CREATE TABLE LatestVersions
(
Type nvarchar(255) NOT NULL,
Id bigint NOT NULL,
Version int NOT NULL
PRIMARY KEY (Type, Id)
)

SELECT * FROM Employees
WHERE Id = 12312 and Version = (
SELECT Version FROM LatestVersions
WHERE Type = 'Employees' AND LatestVersions.Id = Employees.Id
)

I haven’t run any comparison tests on this, but this is likely to be faster. Regardless, I consider it more elegant.

The GetLatest<TEntity> simply use HQL or Criteria API to make NHibernate perform this query.

I usually also install a pre update event listener that just throws when it encounters an update (which is not allowed in the system).

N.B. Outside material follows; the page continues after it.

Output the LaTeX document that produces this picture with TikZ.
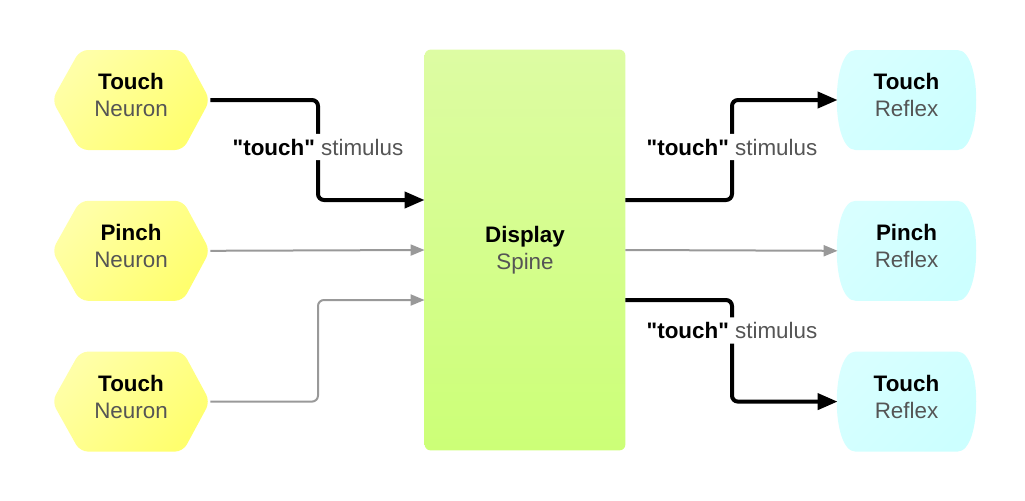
\documentclass[tikz,border=0pt]{standalone}
\usepackage{fontspec}
\setmainfont{Liberation Sans}[Ligatures=TeXOff]
\usepackage{xcolor}
\usetikzlibrary{arrows.meta,positioning,backgrounds}

\definecolor{txtgray}{HTML}{555555}
\definecolor{linegray}{HTML}{999999}
\definecolor{hexlight}{HTML}{FFFFA8}
\definecolor{hexdark}{HTML}{FFFF6E}
\definecolor{spinetop}{HTML}{DDFCA3}
\definecolor{spinebot}{HTML}{CCFF77}
\definecolor{reflexlight}{HTML}{D8FFFF}
\definecolor{reflexdark}{HTML}{CCFFFF}

\newcommand{\twoline}[2]{\textbf{#1}\\\textcolor{txtgray}{#2}}
\newcommand{\stimtext}{\textbf{"touch"} \textcolor{txtgray}{stimulus}}

\begin{document}
\begin{tikzpicture}[x=0.5pt,y=-0.5pt,font=\fontsize{11.2}{13.5}\selectfont,
                    node distance=25pt]
  \tikzstyle{box}=[inner sep=0pt,align=center]
  \tikzstyle{neuron}=[box,minimum width=79pt,minimum height=50pt,text depth=5pt]
  \tikzstyle{reflex}=[box,minimum width=68.5pt,minimum height=50pt,text depth=5pt]
  \tikzstyle{strong}=[line width=2pt,rounded corners=3pt,-{Triangle[length=10pt,width=8pt]}]
  \tikzstyle{weak}=[linegray,line width=1pt,rounded corners=3pt,-{Triangle[length=7pt,width=5.5pt]}]
  \tikzstyle{stim}=[fill=white,inner xsep=1pt,inner ysep=2.5pt]

  \useasboundingbox (0,0) rectangle (1025,500);

  \node[neuron] (tn1) at (131,100)  {\twoline{Touch}{Neuron}};
  \node[neuron] (pn)  [below=of tn1] {\twoline{Pinch}{Neuron}};
  \node[neuron] (tn2) [below=of pn]  {\twoline{Touch}{Neuron}};

  \node[box,minimum width=100pt,minimum height=200pt] (sp) at (525,250)
       {\twoline{Display}{Spine}};

  \node[reflex] (tr1) at (906.5,100) {\twoline{Touch}{Reflex}};
  \node[reflex] (pr)  [below=of tr1] {\twoline{Pinch}{Reflex}};
  \node[reflex] (tr2) [below=of pr]  {\twoline{Touch}{Reflex}};

  \begin{scope}[on background layer]
    \foreach \n in {tn1,pn,tn2}
      \shade[shift={(\n)},top color=hexlight,bottom color=hexdark,shading angle=45,
             rounded corners=4pt]
        (-79,0) -- (-51,-50) -- (52,-50) -- (79,0) -- (52,50) -- (-51,50) -- cycle;
    \shade[top color=spinetop,bottom color=spinebot,rounded corners=3pt]
      (sp.north west) rectangle (sp.south east);
    \foreach \n in {tr1,pr,tr2}
      \shade[shift={(\n)},top color=reflexlight,bottom color=reflexdark,shading angle=45]
        (-51,-50) -- (51,-50) .. controls (76,-50) and (76,50) .. (51,50)
        -- (-51,50) .. controls (-76,50) and (-76,-50) .. (-51,-50) -- cycle;
  \end{scope}

  % bends and ports
  \coordinate (jl) at (318,0);
  \coordinate (jr) at (732,0);
  \coordinate (si1) at ([yshift=25pt]sp.west);
  \coordinate (si3) at ([yshift=-25pt]sp.west);
  \coordinate (so1) at ([yshift=25pt]sp.east);
  \coordinate (so3) at ([yshift=-25pt]sp.east);

  \draw[strong] (tn1.east) -- (tn1.east -| jl) -- node[stim,pos=0.47]{\stimtext} (jl |- si1) -- (si1);
  \draw[weak] (pn.east) -- (sp.west);
  \draw[weak] (tn2.east) -- (tn2.east -| jl) -- (jl |- si3) -- (si3);

  \draw[strong] (so1) -- (jr |- so1) -- node[stim,pos=0.53]{\stimtext} (jr |- tr1.west) -- (tr1.west);
  \draw[weak] (sp.east) -- (pr.west);
  \draw[strong] (so3) -- (jr |- so3) -- node[stim,pos=0.3]{\stimtext} (jr |- tr2.west) -- (tr2.west);
\end{tikzpicture}
\end{document}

And yes, beyond these two changes, everything else just flows. You never update, you always get by latest, and that is about it. Well, almost, you also need to make sure that NHibernate creates the primary key properly, by incrementing the version and updating the LatestVersions table. This can be done using an IIDentityGenerator.

There is a side topic that I am not going to discuss right now relating to how you are going to handle the reporting model. This type of model is great for a lot of reasons, versioning, auditing, etc. What is it not great at is reading data.

The problem is that you generally have a model that doesn’t work that well for reading from the database or for showing on the screen. What usually happen is that there is a separate process that is responsible for taking this data and turning that into a more palatable from for reporting purposes (and remember that I consider reporting to be also show me the details screen of employee #12312).

In particular, queries on this type of model are awkward, slow and tend to be annoying in general. I heartily recommends using a separate reporting model.